Colombian Vice President Resigns to Pursue Presidential Aspirations
The Colombian Senate accepted former-Vice President Germán Vargas Lleras’ resignation by a 76 to 0 vote on March 21, freeing him to begin his campaign for president in the 2018 election. Vargas Lleras has not explicitly announced his candidacy yet. However, he revealed his intention to resign in January 2017, and the media and public have long assumed that he aims to run for the presidency. His letter of resignation, according to Semana, stated, “I have not defined my participation in the next electoral process,” but justified his resignation “given the possibility” of a presidential run.
Colombian law does not allow the citizen who serves as vice president in the year before the election to run for president. The first round of voting for the 2018 election will be held on May 25, but Vargas Lleras eliminated the possibility of senatorial opposition by announcing his resignation two months early.
President Juan Manuel Santos, who will not run in the 2018 election, named Óscar Naranjo, a former general and national chief of police, to succeed Vargas Lleras.
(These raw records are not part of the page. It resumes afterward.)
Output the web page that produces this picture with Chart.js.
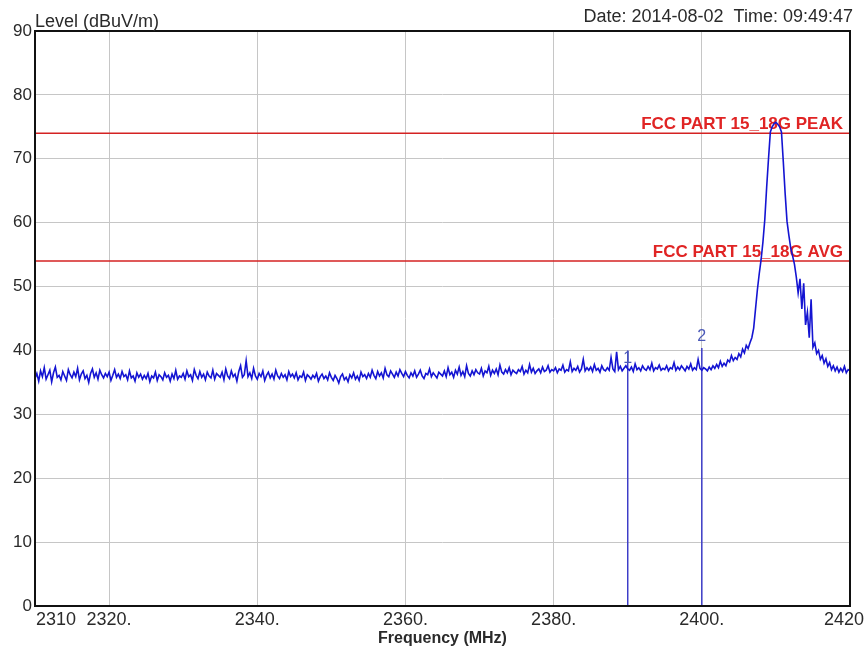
<!DOCTYPE html>
<html><head><meta charset="utf-8">
<script src="https://cdn.jsdelivr.net/npm/chart.js@4.4.1/dist/chart.umd.min.js"></script>
<style>html,body{margin:0;padding:0;background:#fff;}#wrap{width:868px;height:658px;}</style>
</head><body><div id="wrap"><canvas id="c" width="868" height="658"></canvas></div>
<script>
const TRACE_START_MHZ = 2310;
const TRACE_STEP_MHZ = 0.25;
const traceLevels = [
35.6,36.4,35.2,36.8,35.9,37.3,35.5,36.2,36.9,35.1,36.5,37.4,35.8,36.1,35.4,36.7,36.0,35.3,37.0,36.2,
35.7,36.6,35.9,37.2,35.4,36.3,36.8,35.6,36.1,35.0,36.4,37.1,35.8,36.5,35.5,36.9,36.2,35.7,36.4,35.9,
36.6,35.3,36.1,37.0,35.8,36.3,35.6,36.7,35.9,36.2,35.4,36.8,35.7,36.0,35.2,36.5,35.8,36.3,35.5,36.1,
35.6,36.4,35.1,36.0,35.7,36.6,35.3,36.2,35.9,35.4,36.5,35.8,36.1,35.2,36.3,35.6,36.9,35.5,36.0,35.8,
36.4,35.5,36.8,35.9,36.2,35.3,37.0,36.1,35.6,36.7,35.8,36.3,35.4,36.6,36.0,35.7,36.9,35.5,36.4,36.1,
35.8,36.6,35.4,37.1,36.0,35.6,36.8,35.9,36.3,35.2,36.7,37.6,35.8,36.2,38.4,35.9,36.5,35.6,37.2,36.0,
35.5,36.4,35.9,36.8,35.3,36.1,36.6,35.7,36.3,35.5,36.9,36.0,35.6,36.4,35.8,36.2,35.4,36.7,35.9,36.3,
35.7,36.5,35.4,36.0,35.8,36.6,35.3,36.2,35.9,35.5,36.1,35.7,36.4,35.2,35.9,36.3,35.6,36.0,35.4,36.5,
35.8,35.3,36.1,35.6,34.9,35.9,36.3,35.4,35.8,35.1,36.2,35.7,36.5,35.5,36.0,35.3,36.6,35.9,36.2,35.6,
36.4,35.8,36.9,36.1,35.6,36.7,36.0,36.5,35.7,37.2,36.2,35.9,36.8,36.3,35.8,36.6,36.0,37.0,36.4,35.9,
36.7,36.1,35.7,36.5,36.0,36.8,35.8,36.3,36.9,36.0,35.6,36.4,36.2,37.1,35.9,36.5,36.1,35.7,36.6,36.3,
36.0,36.8,35.9,37.3,36.2,36.6,35.8,36.9,36.3,37.4,36.1,36.7,35.9,37.6,36.4,36.0,36.8,36.2,37.0,36.5,
36.3,37.2,36.0,36.8,36.5,37.5,36.1,36.9,36.4,37.1,36.2,37.7,36.6,36.3,37.0,36.5,37.3,36.2,36.9,36.6,
36.4,37.0,36.7,37.5,36.3,36.9,36.5,37.8,36.6,37.2,36.4,36.8,37.1,36.5,37.4,36.7,36.9,37.6,36.6,37.0,
36.8,37.3,36.5,37.1,36.9,37.7,36.6,37.0,36.8,38.2,36.7,37.2,36.9,37.5,36.6,37.1,38.6,36.8,37.3,36.9,
37.4,36.7,37.8,36.9,37.2,36.6,37.6,37.0,36.8,37.3,36.9,38.9,37.1,36.7,39.8,37.0,37.5,36.8,37.2,37.6,
37.1,36.9,37.4,36.7,37.9,37.0,37.3,36.8,37.6,37.1,36.9,37.5,37.0,38.0,36.8,37.3,37.1,37.7,36.9,37.2,
37.0,37.6,36.8,37.3,37.1,38.1,36.9,37.4,37.0,37.6,37.2,36.8,37.5,37.1,37.9,36.9,37.3,37.0,38.6,37.2,
36.9,37.3,37.1,36.8,37.4,37.0,37.6,37.2,37.8,37.3,38.3,37.5,38.0,37.6,38.5,38.2,39.2,38.4,38.9,38.6,
39.5,39.0,40.2,39.6,40.8,40.3,41.2,42.0,43.5,46.5,49.5,52.0,54.2,57.0,60.5,65.5,70.0,74.2,75.0,75.5,
75.7,75.4,75.0,74.2,69.5,64.5,60.2,58.0,56.0,54.8,53.5,51.5,49.0,51.2,46.5,50.5,44.0,46.0,42.0,48.0,
40.5,41.2,39.5,40.0,38.6,39.2,38.0,38.7,37.5,38.1,37.0,37.6,36.8,37.4,36.6,37.2,36.7,37.5,36.5,37.0,
36.8
];
const xMinMHz = 2310;
const xMaxMHz = 2420;
const xTickValues = [2310, 2320, 2340, 2360, 2380, 2400, 2420];
const xTickLabels = ['2310', '2320.', '2340.', '2360.', '2380.', '2400.', '2420'];
const yMinLevel = 0;
const yMaxLevel = 90;
const yStep = 10;
const limitNames = ['FCC PART 15_18G PEAK', 'FCC PART 15_18G AVG'];
const limitLevels = [74, 54];
const markerNames = ['1', '2'];
const markerFreqs = [2390, 2400];
const markerTops = [40.0, 40.4];
const markerLabelLevels = [38.8, 42.1];
const yAxisTitle = 'Level (dBuV/m)';
const xAxisTitle = 'Frequency (MHz)';
const dateText = 'Date: 2014-08-02  Time: 09:49:47';

const FONT = '"Liberation Sans", Arial, sans-serif';
const tracePoints = traceLevels.map((v, i) => ({x: TRACE_START_MHZ + i * TRACE_STEP_MHZ, y: v}));

const datasets = [{
  data: tracePoints, borderColor: '#1414d2', borderWidth: 1.6, pointRadius: 0, tension: 0, order: 0
}];
markerFreqs.forEach((f, i) => datasets.push({
  data: [{x: f, y: yMinLevel}, {x: f, y: markerTops[i]}],
  borderColor: '#3d3dc8', borderWidth: 1.5, pointRadius: 0, order: 1
}));
limitLevels.forEach(lv => datasets.push({
  data: [{x: xMinMHz, y: lv}, {x: xMaxMHz, y: lv}],
  borderColor: '#d42222', borderWidth: 1.5, pointRadius: 0, order: 2
}));

const decor = {
  id: 'decor',
  beforeDatasetsDraw(chart) {
    const {ctx, chartArea: a, scales: {y}} = chart;
    ctx.save();
    ctx.font = 'bold 17px ' + FONT;
    ctx.fillStyle = '#e02424';
    ctx.textAlign = 'right';
    ctx.textBaseline = 'alphabetic';
    limitLevels.forEach((lv, i) => ctx.fillText(limitNames[i], a.right - 7, y.getPixelForValue(lv) - 4));
    ctx.restore();
  },
  afterDatasetsDraw(chart) {
    const {ctx, chartArea: a, scales: {x, y}} = chart;
    ctx.save();
    ctx.font = '16px ' + FONT;
    ctx.fillStyle = '#4a58b8';
    ctx.textAlign = 'center';
    ctx.textBaseline = 'middle';
    markerFreqs.forEach((f, i) => ctx.fillText(markerNames[i], x.getPixelForValue(f), y.getPixelForValue(markerLabelLevels[i])));
    ctx.strokeStyle = '#111';
    ctx.lineWidth = 2;
    ctx.strokeRect(a.left, a.top, a.right - a.left, a.bottom - a.top);
    ctx.font = '18px ' + FONT;
    ctx.fillStyle = '#2a2a2a';
    ctx.textBaseline = 'top';
    xTickValues.forEach((v, i) => {
      const px = x.getPixelForValue(v);
      if (i === 0) { ctx.textAlign = 'left'; ctx.fillText(xTickLabels[i], px + 1, a.bottom + 5); }
      else if (i === xTickValues.length - 1) { ctx.textAlign = 'center'; ctx.fillText(xTickLabels[i], px - 6, a.bottom + 5); }
      else { ctx.textAlign = 'center'; ctx.fillText(xTickLabels[i], px, a.bottom + 5); }
    });
    ctx.textBaseline = 'alphabetic';
    ctx.font = 'bold 16px ' + FONT;
    ctx.textAlign = 'center';
    ctx.fillText(xAxisTitle, (a.left + a.right) / 2, 643);
    ctx.font = '18px ' + FONT;
    ctx.textAlign = 'left';
    ctx.fillText(yAxisTitle, 35, 27);
    ctx.textAlign = 'right';
    ctx.fillText(dateText, 853, 22);
    ctx.restore();
  }
};

new Chart(document.getElementById('c'), {
  type: 'line',
  data: {datasets},
  plugins: [decor],
  options: {
    responsive: false, animation: false, devicePixelRatio: 1,
    layout: {padding: {top: 31, left: 0, right: 18, bottom: 0}},
    plugins: {legend: {display: false}, tooltip: {enabled: false}},
    elements: {line: {tension: 0}},
    scales: {
      x: {
        type: 'linear', min: xMinMHz, max: xMaxMHz,
        afterBuildTicks: s => { s.ticks = xTickValues.map(v => ({value: v})); },
        afterFit: s => { s.height = 52; },
        ticks: {display: false},
        grid: {color: '#c6c6c6', lineWidth: 1, drawTicks: false},
        border: {display: false}
      },
      y: {
        min: yMinLevel, max: yMaxLevel,
        ticks: {stepSize: yStep, color: '#2a2a2a', font: {family: FONT, size: 17}, padding: 3},
        afterFit: s => { s.width = 35; },
        grid: {color: '#c6c6c6', lineWidth: 1, drawTicks: false},
        border: {display: false}
      }
    }
  }
});
</script></body></html>
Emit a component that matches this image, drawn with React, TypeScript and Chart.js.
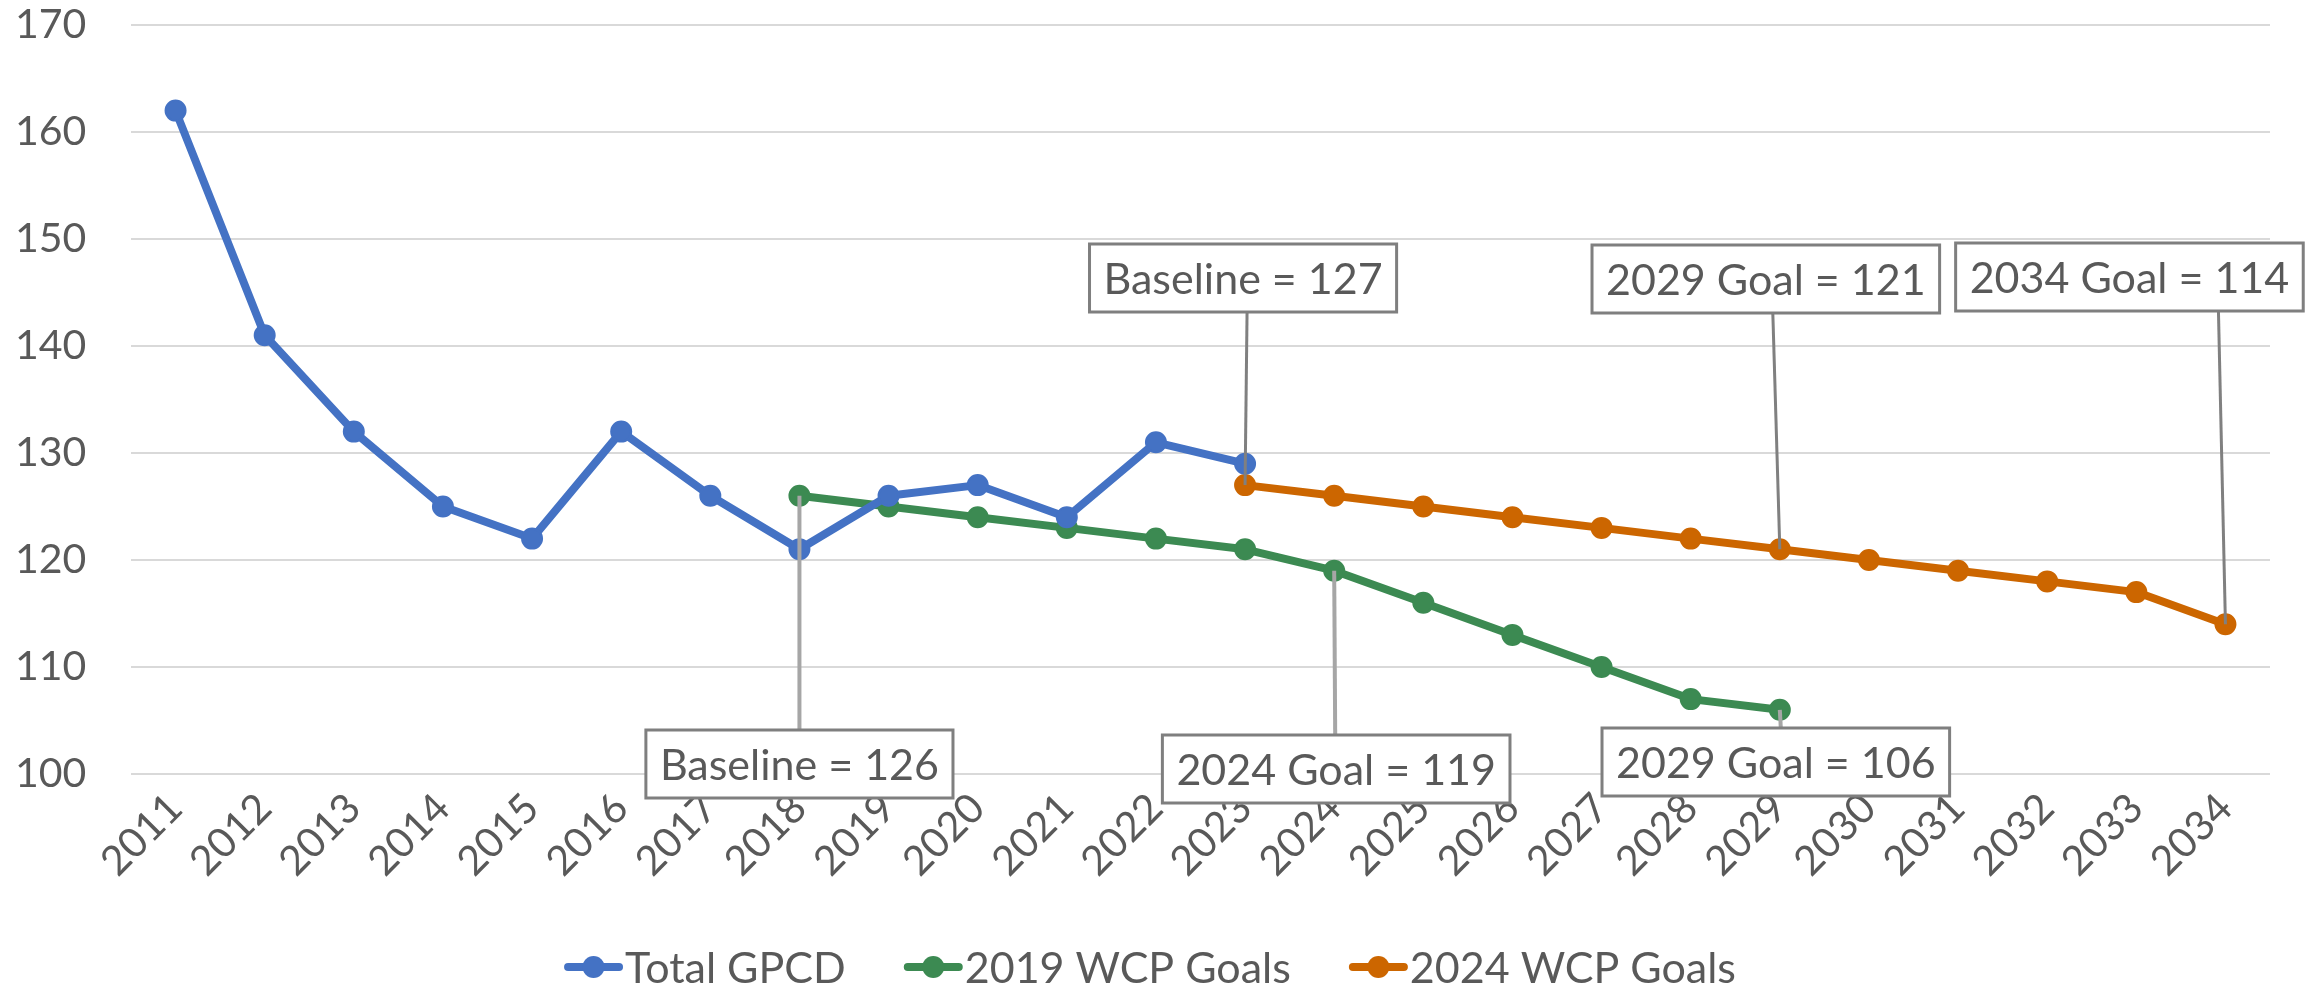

In a speech announcing his choice, Santos indicated that Naranjo will help lead the government’s fight against illegal coca production and violent criminal organizations.
Assuming Vargas Lleras runs for office, he must decide which political party he will represent. His party, the Radical Change, currently governs in coalition with Santos’ Social Party of National Unity, known as “the U,” and the Liberal Party. However, in a congressional plenary session on Vargas Lleras’ resignation, Senator Armando Benedetti, a party leader of the U, hinted at his opposition to Vargas Lleras’ candidacy.
Humberto de la Calle, the Santos administration’s chief negotiator in its peace agreement with the FARC guerillas, is another prospective 2018 presidential candidate. Although de la Calle has not yet announced his candidacy, he has made obvious criticisms of Vargas Lleras in recent public appearances. De la Calle’s remarks serve as indicators to many of an attempt to differentiate himself from potential opponents ahead of a presidential run.
Óscar Iván Zuluaga of the Democratic Center, the current opposition party, withdrew from the campaign in early March 2017 after accusations of his involvement in the Odebrecht bribery scandal.
Though Vargas Lleras has made many enemies during his tenure as vice president, El Tiempo reports that he leads many opinion polls of prospective 2018 candidates.